In the references of that page the only paper by Picard is  "Mémoire sur la théorie des fonctions algébriques de deux variables". I've tried searching for it for the statements above, but couldn't find it (I don't really understand French). My question is: is this the paper in which Picard made his discoveries above? If not, I'd greatly appreciate a reference to his work. Thanks!
 A: Picard discusses differential equations with fixed singularities in the end of Chapter V (pp. 291-300). The special case of Painleve VI that he discovered is
written in the end on p. 299. Example of a second order equation whose solutions
have movable essential singularities is given on p. 291. He does not care to write the equation explicitly but only writes its solution. On the next page he gives a 3-d order equation, which he correctly credits to Jacobi; it has much worse, non-isolated movable singularities.

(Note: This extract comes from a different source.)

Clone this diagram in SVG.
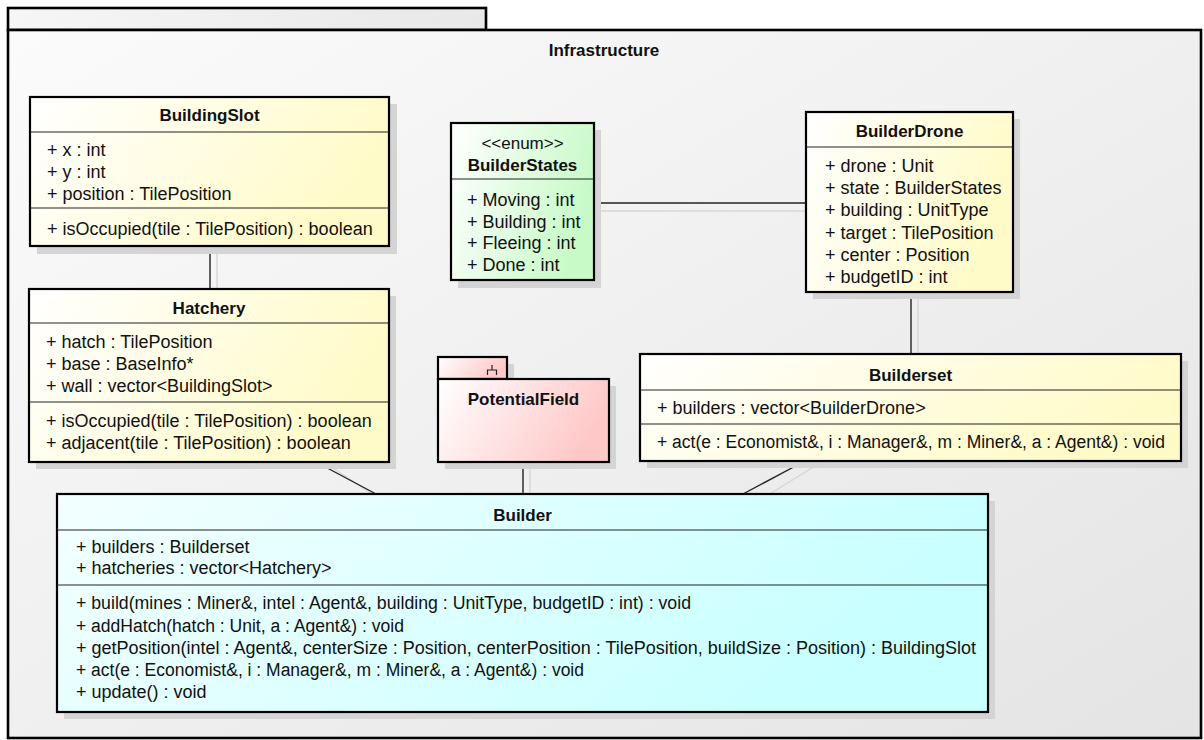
<svg xmlns="http://www.w3.org/2000/svg" width="1204" height="740" viewBox="0 0 1204 740">
  <defs>
    <linearGradient id="gFrame" x1="0" y1="0" x2="1" y2="1">
      <stop offset="0" stop-color="#fbfbfb"/>
      <stop offset="1" stop-color="#e4e4e4"/>
    </linearGradient>
    <linearGradient id="gTab" x1="0" y1="0" x2="1" y2="0">
      <stop offset="0" stop-color="#f6f6f6"/>
      <stop offset="1" stop-color="#e8e8e8"/>
    </linearGradient>
    <linearGradient id="gYellow" x1="0" y1="0" x2="1" y2="0.3">
      <stop offset="0" stop-color="#ffffff"/>
      <stop offset="1" stop-color="#fffbc8"/>
    </linearGradient>
    <linearGradient id="gGreen" x1="0" y1="0" x2="1" y2="0.3">
      <stop offset="0" stop-color="#ffffff"/>
      <stop offset="1" stop-color="#c8fac8"/>
    </linearGradient>
    <linearGradient id="gPink" x1="0" y1="0" x2="1" y2="0.3">
      <stop offset="0" stop-color="#ffffff"/>
      <stop offset="1" stop-color="#ffc8c8"/>
    </linearGradient>
    <linearGradient id="gCyan" x1="0" y1="0" x2="1" y2="0.3">
      <stop offset="0" stop-color="#f4ffff"/>
      <stop offset="1" stop-color="#c8ffff"/>
    </linearGradient>
  </defs>
  <style>
    text { font-family: "Liberation Sans", Arial, sans-serif; font-size: 18px; fill: #111; }
    .title { font-weight: bold; font-size: 17px; text-anchor: middle; }
    .stereo { text-anchor: middle; font-size: 17px; }
    .box { stroke: #000; stroke-width: 2.2; }
    .shadow { fill: #d4d4d4; }
    .div { stroke: #222; stroke-width: 1.2; }
    .link { stroke: #222; stroke-width: 1.4; fill: none; }
    .linkShadow { stroke: #d6d6d6; stroke-width: 1.4; fill: none; }
  </style>

  <rect width="1204" height="740" fill="#ffffff"/>

  <!-- package frame -->
  <g id="pkg-Infrastructure">
    <rect x="8" y="8" width="478" height="22" fill="url(#gTab)" stroke="#000" stroke-width="2.6"/>
    <rect x="8" y="30" width="1193" height="708" fill="url(#gFrame)" stroke="#000" stroke-width="2.6"/>
    <text x="604" y="56" class="title">Infrastructure</text>
  </g>

  <!-- connectors -->
  <g id="connectors">
    <line class="linkShadow" x1="217" y1="250" x2="217" y2="289"/>
    <line class="linkShadow" x1="600" y1="211" x2="806" y2="211"/>
    <line class="linkShadow" x1="918" y1="296" x2="918" y2="354"/>
    <line class="linkShadow" x1="530" y1="466" x2="530" y2="494"/>
    <line class="linkShadow" x1="330" y1="466" x2="384" y2="502"/>
    <line class="linkShadow" x1="815" y1="466" x2="760" y2="500"/>
    <line class="link" x1="210" y1="246" x2="210" y2="289"/>
    <line class="link" x1="594" y1="203" x2="806" y2="203"/>
    <line class="link" x1="911" y1="292" x2="911" y2="354"/>
    <line class="link" x1="523" y1="462" x2="523" y2="494"/>
    <line class="link" x1="316" y1="462" x2="376" y2="494"/>
    <line class="link" x1="803" y1="462" x2="743" y2="494"/>
  </g>

  <!-- BuildingSlot -->
  <g id="BuildingSlot">
    <rect class="shadow" x="37" y="104" width="360" height="150"/>
    <rect class="box" x="30" y="97" width="359" height="149" fill="url(#gYellow)"/>
    <line class="div" x1="30" y1="132" x2="389" y2="132"/>
    <line class="div" x1="30" y1="208" x2="389" y2="208"/>
    <text x="209.5" y="121" class="title">BuildingSlot</text>
    <text x="47" y="156">+ x : int</text>
    <text x="47" y="178">+ y : int</text>
    <text x="47" y="200">+ position : TilePosition</text>
    <text x="47" y="235">+ isOccupied(tile : TilePosition) : boolean</text>
  </g>

  <!-- BuilderStates -->
  <g id="BuilderStates">
    <rect class="shadow" x="458" y="130" width="143" height="158"/>
    <rect class="box" x="451" y="123" width="143" height="157" fill="url(#gGreen)"/>
    <line class="div" x1="451" y1="179" x2="594" y2="179"/>
    <text x="522.5" y="149" class="stereo">&lt;&lt;enum&gt;&gt;</text>
    <text x="522.5" y="171" class="title">BuilderStates</text>
    <text x="467" y="206">+ Moving : int</text>
    <text x="467" y="228">+ Building : int</text>
    <text x="467" y="249">+ Fleeing : int</text>
    <text x="467" y="271">+ Done : int</text>
  </g>

  <!-- BuilderDrone -->
  <g id="BuilderDrone">
    <rect class="shadow" x="813" y="119" width="207" height="180"/>
    <rect class="box" x="806" y="112" width="207" height="180" fill="url(#gYellow)"/>
    <line class="div" x1="806" y1="147" x2="1013" y2="147"/>
    <text x="909.5" y="137" class="title">BuilderDrone</text>
    <text x="825" y="172">+ drone : Unit</text>
    <text x="825" y="194">+ state : BuilderStates</text>
    <text x="825" y="216">+ building : UnitType</text>
    <text x="825" y="239">+ target : TilePosition</text>
    <text x="825" y="261">+ center : Position</text>
    <text x="825" y="283">+ budgetID : int</text>
  </g>

  <!-- Hatchery -->
  <g id="Hatchery">
    <rect class="shadow" x="36" y="296" width="360" height="173"/>
    <rect class="box" x="29" y="289" width="360" height="173" fill="url(#gYellow)"/>
    <line class="div" x1="29" y1="323" x2="389" y2="323"/>
    <line class="div" x1="29" y1="402" x2="389" y2="402"/>
    <text x="209" y="314" class="title">Hatchery</text>
    <text x="46" y="348">+ hatch : TilePosition</text>
    <text x="46" y="370">+ base : BaseInfo*</text>
    <text x="46" y="392">+ wall : vector&lt;BuildingSlot&gt;</text>
    <text x="46" y="427">+ isOccupied(tile : TilePosition) : boolean</text>
    <text x="46" y="449">+ adjacent(tile : TilePosition) : boolean</text>
  </g>

  <!-- PotentialField (package) -->
  <g id="PotentialField">
    <rect class="shadow" x="445" y="364" width="69" height="22"/>
    <rect class="shadow" x="445" y="386" width="171" height="83"/>
    <rect class="box" x="438" y="357" width="69" height="22" fill="url(#gPink)"/>
    <rect class="box" x="438" y="379" width="171" height="83" fill="url(#gPink)"/>
    <path d="M492,365v5M487.5,375v-5h9v5" stroke="#222" stroke-width="1.2" fill="none"/>
    <text x="523.5" y="405" class="title">PotentialField</text>
  </g>

  <!-- Builderset -->
  <g id="Builderset">
    <rect class="shadow" x="647" y="361" width="541" height="107"/>
    <rect class="box" x="640" y="354" width="541" height="107" fill="url(#gYellow)"/>
    <line class="div" x1="640" y1="390" x2="1181" y2="390"/>
    <line class="div" x1="640" y1="424" x2="1181" y2="424"/>
    <text x="910.5" y="381" class="title">Builderset</text>
    <text x="657" y="414">+ builders : vector&lt;BuilderDrone&gt;</text>
    <text x="657" y="448" textLength="508" lengthAdjust="spacingAndGlyphs">+ act(e : Economist&amp;, i : Manager&amp;, m : Miner&amp;, a : Agent&amp;) : void</text>
  </g>

  <!-- Builder -->
  <g id="Builder">
    <rect class="shadow" x="64" y="501" width="931" height="218"/>
    <rect class="box" x="57" y="494" width="931" height="218" fill="url(#gCyan)"/>
    <line class="div" x1="57" y1="530" x2="988" y2="530"/>
    <line class="div" x1="57" y1="585" x2="988" y2="585"/>
    <text x="522.5" y="521" class="title">Builder</text>
    <text x="76" y="553">+ builders : Builderset</text>
    <text x="76" y="574">+ hatcheries : vector&lt;Hatchery&gt;</text>
    <text x="76" y="609" textLength="615" lengthAdjust="spacingAndGlyphs">+ build(mines : Miner&amp;, intel : Agent&amp;, building : UnitType, budgetID : int) : void</text>
    <text x="76" y="632" textLength="328" lengthAdjust="spacingAndGlyphs">+ addHatch(hatch : Unit, a : Agent&amp;) : void</text>
    <text x="76" y="654">+ getPosition(intel : Agent&amp;, centerSize : Position, centerPosition : TilePosition, buildSize : Position) : BuildingSlot</text>
    <text x="76" y="676" textLength="508" lengthAdjust="spacingAndGlyphs">+ act(e : Economist&amp;, i : Manager&amp;, m : Miner&amp;, a : Agent&amp;) : void</text>
    <text x="76" y="698">+ update() : void</text>
  </g>
</svg>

It is not a big deal to construct an example with a movable essential singularity, anyone can construct such examples:
$$(yy''-(y')^2)^2+4(y')^3y=0$$
has a family of solutions $\exp(1/(z-c))$ with essential singularities at $c$.
Whole Chapter V in Picard discusses singularities of differential equations, but this is a difficult reading for a modern mathematician, and the main reason is not the French.
Remarks. 1. Modern terminology is somewhat different from Picard's: in his example,
the function is not single-valued, and in the modern times one usually
applies the word "essential singularity" only to single-valued functions.
(My example above is single-valued).


*It is interesting that R. Fuchs, Painleve and Gambier who much later discovered Painleve VI, do not mention Picard. Painleve was Picard's student (see, for example Math Genealogy), and he missed "Painleve VI" in his original classification of these equations.

*I recommend the books by E. L. Ince, Ordinary differential equations in English and V. V. Golubev, Lectures on the analytic theory of ordinary differential equations in Russian and German.